A Forbes article takes an in-depth look at the proposal:
Cash Method Eligibility. Under the new proposal, all entities – including C Corps – could use the cash method if their average gross receipts for the past three years total less than $10 million. Entities with average gross receipts over this amount would need to use the accrual method.
Section 179 Expenses. Permanently expand Section 179 expensing to allow business owners to deduct the cost of up to $250,000 of qualifying assets before $800,000 total additions limit kicks in. Both limits would also be indexed for inflation.
Consolidation of Start-Up Cost Provisions. Three different IRS Code sections currently govern the treatment of start-up costs. Camp’s proposal eliminates two of them, and consolidates treatment under Section 195, allowing all businesses to deduct up to $10,000 of combined start-up and organizational costs with a phase-out limit of $60,000.
Section 263A Exemption. Section 263A requires a producer or reseller to capitalize a portion of G&A costs into their ending inventory, and is universally scorned by tax advisors. Camp’s proposal doesn’t strike this provision from the tax code, but it does expand the number of small businesses that will be exempt.
Reform of Flow-Through Entities. The new proposal seeks to narrow the disparate treatment between the two most popular flow-through entities — C Corps and S Corps – which are currently governed by two very different sets of laws.

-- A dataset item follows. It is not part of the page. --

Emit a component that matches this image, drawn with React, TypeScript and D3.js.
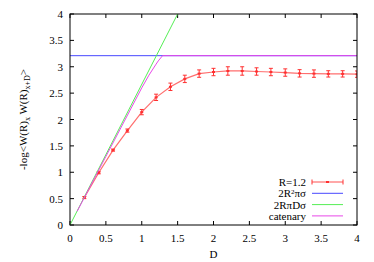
import React from 'react';
import * as d3 from 'd3';

const W = 374;
const H = 262;
const M = { left: 70, right: 17, top: 14, bottom: 37 };

// R=1.2 measurement
const dValues = [0.2, 0.4, 0.6, 0.8, 1.0, 1.2, 1.4, 1.6, 1.8, 2.0, 2.2, 2.4, 2.6, 2.8, 3.0, 3.2, 3.4, 3.6, 3.8, 4.0];
const wValues = [0.52, 0.99, 1.42, 1.79, 2.14, 2.42, 2.62, 2.77, 2.87, 2.90, 2.92, 2.92, 2.91, 2.90, 2.89, 2.875, 2.87, 2.865, 2.865, 2.86];
const wErrors = [0.02, 0.02, 0.02, 0.03, 0.05, 0.06, 0.07, 0.07, 0.07, 0.07, 0.08, 0.08, 0.07, 0.07, 0.07, 0.07, 0.07, 0.06, 0.06, 0.06];

// 2R^2 pi sigma (flat) and 2 R pi D sigma (slope)
const flatLevel = 3.21;
const slopeX = [0, 1.5];
const slopeY = [0, 4.0];

// catenary
const catX = [0.1, 0.5, 1.0, 1.1, 1.2, 1.23, 1.29, 4.0];
const catY = [0.26, 1.3, 2.6, 2.84, 3.05, 3.11, 3.21, 3.21];

const xTicks = [0, 0.5, 1, 1.5, 2, 2.5, 3, 3.5, 4];
const yTicks = [0, 0.5, 1, 1.5, 2, 2.5, 3, 3.5, 4];

const RED = '#ff3030';
const BLUE = '#4848ff';
const GREEN = '#55ee55';
const MAGENTA = '#e848e8';
const FONT = 'Liberation Serif';

export default function App() {
  const x = d3.scaleLinear().domain([0, 4]).range([M.left, W - M.right]);
  const y = d3.scaleLinear().domain([0, 4]).range([H - M.bottom, M.top]);
  const line = d3.line<[number, number]>().x((d) => x(d[0])).y((d) => y(d[1]));

  const dataPts: [number, number][] = dValues.map((d, i) => [d, wValues[i]]);
  const catPts: [number, number][] = catX.map((d, i) => [d, catY[i]]);
  const slopePts: [number, number][] = slopeX.map((d, i) => [d, slopeY[i]]);

  const x0 = M.left;
  const x1 = W - M.right;
  const y0 = H - M.bottom;
  const y1 = M.top;
  const tick = 4;

  const legendRows = ['R=1.2', '2R²πσ', '2RπDσ', 'catenary'];
  const legTextX = 306;
  const legLine = [312, 343];
  const legY0 = 182;
  const legStep = 11.3;

  return (
    <svg width={W} height={H} style={{ position: 'absolute', left: 0, top: 0 }} fontFamily={FONT} fontSize={11}>
      <rect width={W} height={H} fill="#fff" />
      <defs>
        <clipPath id="plot">
          <rect x={x0} y={y1} width={x1 - x0} height={y0 - y1} />
        </clipPath>
      </defs>

      {/* ticks, mirrored on all sides */}
      {xTicks.map((t) => (
        <g key={'x' + t}>
          <line x1={x(t)} x2={x(t)} y1={y0} y2={y0 - tick} stroke="#000" />
          <line x1={x(t)} x2={x(t)} y1={y1} y2={y1 + tick} stroke="#000" />
          <text x={x(t)} y={242} textAnchor="middle">{t}</text>
        </g>
      ))}
      {yTicks.map((t) => (
        <g key={'y' + t}>
          <line x1={x0} x2={x0 + tick} y1={y(t)} y2={y(t)} stroke="#000" />
          <line x1={x1} x2={x1 - tick} y1={y(t)} y2={y(t)} stroke="#000" />
          <text x={63} y={y(t) + 4} textAnchor="end">{t}</text>
        </g>
      ))}

      <g clipPath="url(#plot)">
        {/* data with error bars */}
        <path d={line(dataPts) ?? ''} fill="none" stroke={RED} strokeWidth={1.2} strokeOpacity={0.7} />
        {dataPts.map(([d, v], i) => (
          <g key={'p' + i} stroke={RED} strokeWidth={1}>
            <line x1={x(d)} x2={x(d)} y1={y(v - wErrors[i])} y2={y(v + wErrors[i])} />
            <line x1={x(d) - 2} x2={x(d) + 2} y1={y(v - wErrors[i])} y2={y(v - wErrors[i])} />
            <line x1={x(d) - 2} x2={x(d) + 2} y1={y(v + wErrors[i])} y2={y(v + wErrors[i])} />
            <line x1={x(d) - 1.5} x2={x(d) + 1.5} y1={y(v)} y2={y(v)} strokeWidth={2} />
          </g>
        ))}
        <line x1={x(0)} x2={x(4)} y1={y(flatLevel)} y2={y(flatLevel)} stroke={BLUE} strokeWidth={1} />
        <path d={line(slopePts) ?? ''} fill="none" stroke={GREEN} strokeWidth={1} />
        <path d={line(catPts) ?? ''} fill="none" stroke={MAGENTA} strokeWidth={1} />
      </g>

      {/* legend */}
      {legendRows.map((label, i) => {
        const ly = legY0 + i * legStep;
        const color = [RED, BLUE, GREEN, MAGENTA][i];
        return (
          <g key={label}>
            <text x={legTextX} y={ly + 4} textAnchor="end">
              {i === 1 ? (
                <>
                  2R<tspan dy={-3} fontSize={7}>2</tspan>
                  <tspan dy={3}>πσ</tspan>
                </>
              ) : (
                label
              )}
            </text>
            <line x1={legLine[0]} x2={legLine[1]} y1={ly} y2={ly} stroke={color} strokeWidth={i === 0 ? 1.2 : 1} strokeOpacity={i === 0 ? 0.7 : 1} />
            {i === 0 && (
              <g stroke={RED}>
                <line x1={legLine[0]} x2={legLine[0]} y1={ly - 2.5} y2={ly + 2.5} />
                <line x1={legLine[1]} x2={legLine[1]} y1={ly - 2.5} y2={ly + 2.5} />
                <line x1={(legLine[0] + legLine[1]) / 2 - 1.5} x2={(legLine[0] + legLine[1]) / 2 + 1.5} y1={ly} y2={ly} strokeWidth={2} />
              </g>
            )}
          </g>
        );
      })}

      {/* border */}
      <rect x={x0} y={y1} width={x1 - x0} height={y0 - y1} fill="none" stroke="#000" strokeWidth={1} />

      <text x={(x0 + x1) / 2} y={258} textAnchor="middle">D</text>
      <text transform={`translate(27, ${(y0 + y1) / 2}) rotate(-90)`} textAnchor="middle">
        -log&lt;W(R)<tspan dy={3} fontSize={8}>x</tspan>
        <tspan dy={-3}> W(R)</tspan>
        <tspan dy={3} fontSize={8}>x+D</tspan>
        <tspan dy={-3}>&gt;</tspan>
      </text>
    </svg>
  );
}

Camp says his goal is to simplify the small business tax code so business owners can spend less on taxes and more on investing in new employees and equipment to grow their businesses. The proposal enjoys fairly wide bipartisan support.
New Dates for Business Returns. Camp’s proposal would set business return dates of April 15 for C Corp returns, April 1 for S Corp returns and March 15 for Partnership returns.